Type I [4σ+4π] versus [4σ+4π−1] Cycloaddition To Access Medium‐Sized Carbocycles and Discovery of a Liver X Receptor β‐Selective Ligand

Transition‐metal‐catalyzed [4+4] cycloaddition leading to cyclooctanoids has centered on dimerization between 1,3‐diene‐type substrates. Herein, we describe a [4σ+4π−1] and [4σ+4π] cycloaddition strategy to access 7/8‐membered fused carbocycles through rhodium‐catalyzed coupling between the 4σ‐donor (benzocyclobutenones) and pendant diene (4π) motifs. The two pathways can be controlled by adjusting the solvated CO concentration. A broad range (>40 examples) of 5–6–7 and 5–6–8 polyfused carbocycles was obtained in good yields (up to 90 %). DFT calculations, kinetic monitoring and 13C‐labeling experiments were carried out, suggesting a plausible mechanism.
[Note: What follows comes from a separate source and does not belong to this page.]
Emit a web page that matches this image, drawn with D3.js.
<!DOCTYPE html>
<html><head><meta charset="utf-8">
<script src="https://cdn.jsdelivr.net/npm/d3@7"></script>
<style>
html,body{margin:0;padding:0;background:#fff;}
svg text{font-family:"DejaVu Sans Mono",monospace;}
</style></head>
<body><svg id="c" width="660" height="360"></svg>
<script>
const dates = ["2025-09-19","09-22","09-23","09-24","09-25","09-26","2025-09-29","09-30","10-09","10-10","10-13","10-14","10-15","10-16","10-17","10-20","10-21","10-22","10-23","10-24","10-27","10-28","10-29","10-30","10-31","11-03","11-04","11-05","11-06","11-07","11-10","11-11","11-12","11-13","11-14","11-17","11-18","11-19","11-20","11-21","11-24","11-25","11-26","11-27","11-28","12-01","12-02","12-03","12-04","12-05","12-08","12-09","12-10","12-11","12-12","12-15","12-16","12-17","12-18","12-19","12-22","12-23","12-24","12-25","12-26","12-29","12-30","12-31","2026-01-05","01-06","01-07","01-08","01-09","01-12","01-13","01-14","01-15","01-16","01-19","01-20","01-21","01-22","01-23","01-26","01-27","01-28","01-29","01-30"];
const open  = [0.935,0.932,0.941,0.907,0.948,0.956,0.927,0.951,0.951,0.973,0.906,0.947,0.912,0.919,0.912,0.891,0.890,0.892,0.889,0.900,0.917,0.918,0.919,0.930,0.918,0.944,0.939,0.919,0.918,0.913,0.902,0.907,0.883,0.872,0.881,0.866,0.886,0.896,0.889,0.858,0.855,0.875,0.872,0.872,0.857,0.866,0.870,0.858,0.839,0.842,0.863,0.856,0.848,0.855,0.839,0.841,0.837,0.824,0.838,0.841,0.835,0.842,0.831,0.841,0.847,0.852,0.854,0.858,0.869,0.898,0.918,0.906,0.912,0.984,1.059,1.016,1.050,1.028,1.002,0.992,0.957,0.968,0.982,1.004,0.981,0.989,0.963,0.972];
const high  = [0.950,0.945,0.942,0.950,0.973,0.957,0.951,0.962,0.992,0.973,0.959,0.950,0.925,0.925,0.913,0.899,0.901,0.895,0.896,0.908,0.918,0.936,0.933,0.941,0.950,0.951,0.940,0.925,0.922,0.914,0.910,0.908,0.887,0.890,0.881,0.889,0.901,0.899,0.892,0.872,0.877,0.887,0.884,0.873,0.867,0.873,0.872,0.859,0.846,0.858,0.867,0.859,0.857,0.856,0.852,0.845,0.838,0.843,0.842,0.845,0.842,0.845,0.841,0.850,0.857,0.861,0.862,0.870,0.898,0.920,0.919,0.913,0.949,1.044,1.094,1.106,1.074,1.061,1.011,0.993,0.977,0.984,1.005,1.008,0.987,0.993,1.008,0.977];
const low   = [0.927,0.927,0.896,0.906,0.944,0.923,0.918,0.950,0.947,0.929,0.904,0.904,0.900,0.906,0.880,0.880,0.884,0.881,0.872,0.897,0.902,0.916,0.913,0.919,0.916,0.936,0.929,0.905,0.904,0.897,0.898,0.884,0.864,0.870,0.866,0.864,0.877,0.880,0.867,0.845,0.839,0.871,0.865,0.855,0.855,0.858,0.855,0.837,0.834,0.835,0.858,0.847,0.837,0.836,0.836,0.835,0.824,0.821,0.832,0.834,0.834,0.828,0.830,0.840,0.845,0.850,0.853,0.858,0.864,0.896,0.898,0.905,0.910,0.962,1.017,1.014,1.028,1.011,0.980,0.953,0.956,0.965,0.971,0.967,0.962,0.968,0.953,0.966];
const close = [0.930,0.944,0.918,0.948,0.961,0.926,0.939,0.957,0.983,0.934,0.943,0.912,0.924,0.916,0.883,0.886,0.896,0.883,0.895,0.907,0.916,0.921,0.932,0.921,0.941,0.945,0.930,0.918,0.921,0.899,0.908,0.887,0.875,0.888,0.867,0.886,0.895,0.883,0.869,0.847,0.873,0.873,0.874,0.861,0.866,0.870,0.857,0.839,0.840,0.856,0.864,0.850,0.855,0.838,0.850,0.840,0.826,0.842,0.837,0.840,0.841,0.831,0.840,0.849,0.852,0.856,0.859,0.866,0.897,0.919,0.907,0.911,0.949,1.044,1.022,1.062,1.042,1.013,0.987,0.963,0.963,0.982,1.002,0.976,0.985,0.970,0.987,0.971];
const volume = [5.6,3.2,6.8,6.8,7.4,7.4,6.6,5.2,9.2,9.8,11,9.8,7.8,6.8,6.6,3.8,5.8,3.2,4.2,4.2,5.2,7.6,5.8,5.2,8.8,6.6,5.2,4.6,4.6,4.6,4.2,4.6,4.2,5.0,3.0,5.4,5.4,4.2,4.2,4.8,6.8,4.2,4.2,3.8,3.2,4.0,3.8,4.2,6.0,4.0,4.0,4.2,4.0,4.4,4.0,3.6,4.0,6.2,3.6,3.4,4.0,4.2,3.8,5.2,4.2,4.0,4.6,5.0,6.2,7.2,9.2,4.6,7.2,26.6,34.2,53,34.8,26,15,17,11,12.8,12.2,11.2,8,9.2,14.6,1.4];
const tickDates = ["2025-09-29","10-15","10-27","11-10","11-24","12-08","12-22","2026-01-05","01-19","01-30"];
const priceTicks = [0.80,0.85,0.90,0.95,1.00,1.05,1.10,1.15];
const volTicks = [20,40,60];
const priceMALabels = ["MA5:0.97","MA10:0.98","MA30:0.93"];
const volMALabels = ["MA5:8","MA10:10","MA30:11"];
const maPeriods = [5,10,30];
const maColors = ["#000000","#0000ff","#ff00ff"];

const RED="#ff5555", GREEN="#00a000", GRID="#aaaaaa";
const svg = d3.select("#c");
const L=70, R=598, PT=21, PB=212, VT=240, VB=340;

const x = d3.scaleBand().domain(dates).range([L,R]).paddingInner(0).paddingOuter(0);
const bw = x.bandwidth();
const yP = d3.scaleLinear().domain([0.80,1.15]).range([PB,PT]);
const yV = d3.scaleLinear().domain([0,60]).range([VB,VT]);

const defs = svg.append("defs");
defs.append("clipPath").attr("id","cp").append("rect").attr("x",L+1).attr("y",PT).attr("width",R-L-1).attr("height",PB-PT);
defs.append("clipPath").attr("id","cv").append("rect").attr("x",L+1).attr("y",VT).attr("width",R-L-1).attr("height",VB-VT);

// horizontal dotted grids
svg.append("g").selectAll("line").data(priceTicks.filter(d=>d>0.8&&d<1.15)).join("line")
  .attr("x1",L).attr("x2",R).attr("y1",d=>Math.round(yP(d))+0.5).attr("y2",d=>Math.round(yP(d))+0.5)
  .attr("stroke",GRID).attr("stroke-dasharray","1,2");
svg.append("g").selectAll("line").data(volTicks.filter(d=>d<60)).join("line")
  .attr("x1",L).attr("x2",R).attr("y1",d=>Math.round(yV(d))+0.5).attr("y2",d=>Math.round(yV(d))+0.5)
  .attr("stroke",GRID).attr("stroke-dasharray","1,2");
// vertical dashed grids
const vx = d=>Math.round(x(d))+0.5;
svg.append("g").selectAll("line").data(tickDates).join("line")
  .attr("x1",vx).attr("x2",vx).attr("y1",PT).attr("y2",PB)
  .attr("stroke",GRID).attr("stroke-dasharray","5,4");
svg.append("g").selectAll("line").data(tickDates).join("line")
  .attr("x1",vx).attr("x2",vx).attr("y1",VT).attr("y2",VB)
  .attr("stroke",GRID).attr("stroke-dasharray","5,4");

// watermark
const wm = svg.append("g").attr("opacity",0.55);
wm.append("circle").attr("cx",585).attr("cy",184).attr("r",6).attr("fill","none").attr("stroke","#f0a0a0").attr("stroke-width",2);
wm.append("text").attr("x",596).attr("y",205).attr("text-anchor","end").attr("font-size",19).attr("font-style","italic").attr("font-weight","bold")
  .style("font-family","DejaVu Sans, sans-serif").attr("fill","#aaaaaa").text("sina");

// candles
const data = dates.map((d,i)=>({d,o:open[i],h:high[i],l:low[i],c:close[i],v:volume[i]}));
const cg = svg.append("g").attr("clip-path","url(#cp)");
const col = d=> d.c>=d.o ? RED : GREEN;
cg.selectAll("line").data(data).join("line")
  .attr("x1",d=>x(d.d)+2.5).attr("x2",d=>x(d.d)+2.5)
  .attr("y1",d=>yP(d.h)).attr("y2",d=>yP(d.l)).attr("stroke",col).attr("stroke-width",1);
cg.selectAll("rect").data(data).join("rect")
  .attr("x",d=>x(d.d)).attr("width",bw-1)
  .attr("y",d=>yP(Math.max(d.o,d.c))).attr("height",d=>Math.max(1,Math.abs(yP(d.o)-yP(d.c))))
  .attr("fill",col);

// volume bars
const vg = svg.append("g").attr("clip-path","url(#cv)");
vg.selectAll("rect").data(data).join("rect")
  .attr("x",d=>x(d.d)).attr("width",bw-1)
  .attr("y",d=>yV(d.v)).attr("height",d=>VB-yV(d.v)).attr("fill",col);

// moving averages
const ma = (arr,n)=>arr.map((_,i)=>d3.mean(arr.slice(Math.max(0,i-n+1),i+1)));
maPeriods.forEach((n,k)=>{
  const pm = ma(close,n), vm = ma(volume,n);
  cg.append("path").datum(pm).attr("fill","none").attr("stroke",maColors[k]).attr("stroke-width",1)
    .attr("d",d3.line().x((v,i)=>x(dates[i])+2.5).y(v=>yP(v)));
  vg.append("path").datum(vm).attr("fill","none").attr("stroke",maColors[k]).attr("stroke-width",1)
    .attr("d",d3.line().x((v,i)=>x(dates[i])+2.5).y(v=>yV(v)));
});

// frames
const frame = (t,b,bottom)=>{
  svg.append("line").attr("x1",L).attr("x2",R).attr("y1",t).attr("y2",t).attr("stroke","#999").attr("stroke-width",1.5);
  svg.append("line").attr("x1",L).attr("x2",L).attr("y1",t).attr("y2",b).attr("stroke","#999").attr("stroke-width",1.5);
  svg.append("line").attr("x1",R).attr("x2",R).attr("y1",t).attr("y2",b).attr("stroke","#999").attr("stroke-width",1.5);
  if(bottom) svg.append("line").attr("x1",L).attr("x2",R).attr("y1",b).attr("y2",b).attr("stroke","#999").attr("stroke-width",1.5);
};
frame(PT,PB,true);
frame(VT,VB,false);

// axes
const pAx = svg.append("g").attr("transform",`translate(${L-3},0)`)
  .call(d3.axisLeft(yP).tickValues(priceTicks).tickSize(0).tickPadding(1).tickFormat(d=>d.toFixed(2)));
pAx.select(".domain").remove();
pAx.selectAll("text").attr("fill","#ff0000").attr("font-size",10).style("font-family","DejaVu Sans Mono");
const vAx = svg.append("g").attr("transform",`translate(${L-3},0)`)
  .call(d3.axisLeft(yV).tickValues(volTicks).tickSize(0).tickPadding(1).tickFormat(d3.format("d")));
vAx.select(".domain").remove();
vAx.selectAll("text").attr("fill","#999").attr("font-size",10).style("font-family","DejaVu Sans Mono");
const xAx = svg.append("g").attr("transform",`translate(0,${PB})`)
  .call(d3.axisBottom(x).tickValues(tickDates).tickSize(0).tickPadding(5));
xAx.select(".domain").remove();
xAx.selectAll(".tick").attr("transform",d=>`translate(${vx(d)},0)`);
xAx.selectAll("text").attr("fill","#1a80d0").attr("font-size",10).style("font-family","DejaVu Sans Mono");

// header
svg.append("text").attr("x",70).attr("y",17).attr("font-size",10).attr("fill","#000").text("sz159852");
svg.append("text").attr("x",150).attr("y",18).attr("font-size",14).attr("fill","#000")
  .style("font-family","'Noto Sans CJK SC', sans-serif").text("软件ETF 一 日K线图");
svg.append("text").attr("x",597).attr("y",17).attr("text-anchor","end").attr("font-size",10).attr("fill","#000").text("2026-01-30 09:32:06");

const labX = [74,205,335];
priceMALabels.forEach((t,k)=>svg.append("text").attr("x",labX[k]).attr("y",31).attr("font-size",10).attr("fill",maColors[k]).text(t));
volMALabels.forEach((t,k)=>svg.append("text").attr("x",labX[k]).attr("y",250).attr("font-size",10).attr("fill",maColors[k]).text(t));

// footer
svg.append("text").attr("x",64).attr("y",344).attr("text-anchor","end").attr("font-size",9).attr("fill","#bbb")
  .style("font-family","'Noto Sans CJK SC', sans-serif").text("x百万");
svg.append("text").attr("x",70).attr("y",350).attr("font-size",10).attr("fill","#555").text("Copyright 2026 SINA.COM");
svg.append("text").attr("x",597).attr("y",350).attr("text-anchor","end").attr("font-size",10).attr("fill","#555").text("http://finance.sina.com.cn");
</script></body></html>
Notably, one 5–6–7 tricycle was found to be a very rare, potent, and selective ligand for the liver X receptor β (KD=0.64 μM), which is a potential therapeutic target for cholesterol‐metabolism‐related fatal diseases. Type I [4σ+4π] and [4σ+4π−1] cycloadditions were developed to access synthetically challenging seven/eight‐membered fused carbocycles through rhodium‐catalyzed coupling between 4σ‐donor (benzocyclobutenones) and pendant diene (4π) motifs in good yields (up to 90 %). A mechanism was proposed based on kinetic and 13C‐labeling experiments. Notably, one product was found to be a potent and selective liver X receptor β binding ligand (KD=0.64 μM).